- [Material for the task]:
....

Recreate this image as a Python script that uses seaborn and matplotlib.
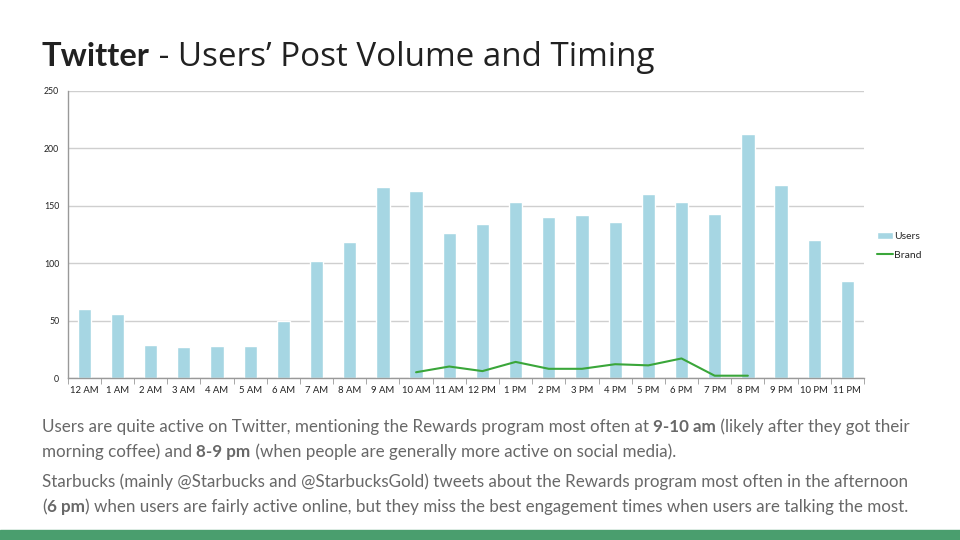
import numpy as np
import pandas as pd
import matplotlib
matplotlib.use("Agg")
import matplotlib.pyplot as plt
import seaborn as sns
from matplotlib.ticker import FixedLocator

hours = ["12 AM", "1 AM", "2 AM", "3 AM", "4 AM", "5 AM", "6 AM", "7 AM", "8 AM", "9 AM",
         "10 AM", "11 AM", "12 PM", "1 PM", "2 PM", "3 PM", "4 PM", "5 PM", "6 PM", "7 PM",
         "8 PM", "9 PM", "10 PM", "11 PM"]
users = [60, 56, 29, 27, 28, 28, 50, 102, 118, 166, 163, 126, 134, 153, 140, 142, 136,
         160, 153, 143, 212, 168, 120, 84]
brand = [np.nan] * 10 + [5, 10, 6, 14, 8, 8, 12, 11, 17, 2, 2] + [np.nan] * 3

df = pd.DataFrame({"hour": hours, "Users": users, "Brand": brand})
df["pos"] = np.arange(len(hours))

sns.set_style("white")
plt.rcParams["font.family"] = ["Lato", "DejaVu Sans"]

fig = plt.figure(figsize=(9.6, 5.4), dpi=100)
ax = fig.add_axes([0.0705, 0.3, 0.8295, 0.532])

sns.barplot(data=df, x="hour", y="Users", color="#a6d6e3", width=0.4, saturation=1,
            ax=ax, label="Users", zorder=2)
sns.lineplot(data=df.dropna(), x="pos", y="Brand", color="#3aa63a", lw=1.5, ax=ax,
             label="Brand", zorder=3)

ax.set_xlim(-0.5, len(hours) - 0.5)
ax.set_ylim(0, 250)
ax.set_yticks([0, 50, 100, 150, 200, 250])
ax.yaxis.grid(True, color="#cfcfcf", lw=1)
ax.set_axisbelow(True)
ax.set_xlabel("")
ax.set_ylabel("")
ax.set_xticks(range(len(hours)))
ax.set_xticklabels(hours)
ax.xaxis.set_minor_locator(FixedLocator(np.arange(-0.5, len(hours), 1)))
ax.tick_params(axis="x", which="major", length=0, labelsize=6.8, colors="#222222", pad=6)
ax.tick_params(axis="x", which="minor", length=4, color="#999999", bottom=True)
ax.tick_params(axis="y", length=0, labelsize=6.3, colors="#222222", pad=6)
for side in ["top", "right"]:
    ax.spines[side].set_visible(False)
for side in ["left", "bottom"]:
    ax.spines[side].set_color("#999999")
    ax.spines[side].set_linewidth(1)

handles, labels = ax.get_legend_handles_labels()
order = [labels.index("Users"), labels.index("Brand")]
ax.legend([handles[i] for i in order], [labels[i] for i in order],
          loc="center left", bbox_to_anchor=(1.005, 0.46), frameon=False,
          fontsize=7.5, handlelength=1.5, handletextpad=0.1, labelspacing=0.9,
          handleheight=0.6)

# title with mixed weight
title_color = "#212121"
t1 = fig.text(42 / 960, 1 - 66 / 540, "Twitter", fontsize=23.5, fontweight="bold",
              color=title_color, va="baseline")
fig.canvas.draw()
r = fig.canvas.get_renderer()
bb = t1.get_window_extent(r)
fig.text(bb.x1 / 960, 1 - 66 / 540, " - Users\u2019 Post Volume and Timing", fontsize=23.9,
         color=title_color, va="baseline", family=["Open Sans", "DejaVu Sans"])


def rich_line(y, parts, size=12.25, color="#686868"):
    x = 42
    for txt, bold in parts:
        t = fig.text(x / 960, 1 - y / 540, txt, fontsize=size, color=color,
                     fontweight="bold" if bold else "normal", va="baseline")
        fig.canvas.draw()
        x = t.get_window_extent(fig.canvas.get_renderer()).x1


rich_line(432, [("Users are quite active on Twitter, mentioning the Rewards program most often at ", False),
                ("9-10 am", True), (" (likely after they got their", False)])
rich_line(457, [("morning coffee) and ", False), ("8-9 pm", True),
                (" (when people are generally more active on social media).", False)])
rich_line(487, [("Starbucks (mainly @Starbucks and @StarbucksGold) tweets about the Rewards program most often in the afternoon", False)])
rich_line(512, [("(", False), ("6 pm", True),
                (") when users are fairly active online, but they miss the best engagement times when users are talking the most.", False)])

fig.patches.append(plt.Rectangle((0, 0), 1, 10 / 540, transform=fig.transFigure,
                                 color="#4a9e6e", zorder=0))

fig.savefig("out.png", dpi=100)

....

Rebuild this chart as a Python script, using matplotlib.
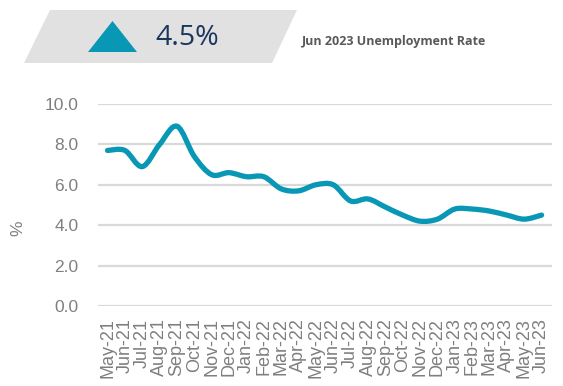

....

- [Written task]:
Only lines with the word "seaborn" are wanted, so copy each one from the records.

- [Result for this exercise]:
Recreate this image as a Python script that uses seaborn and matplotlib.
import seaborn as sns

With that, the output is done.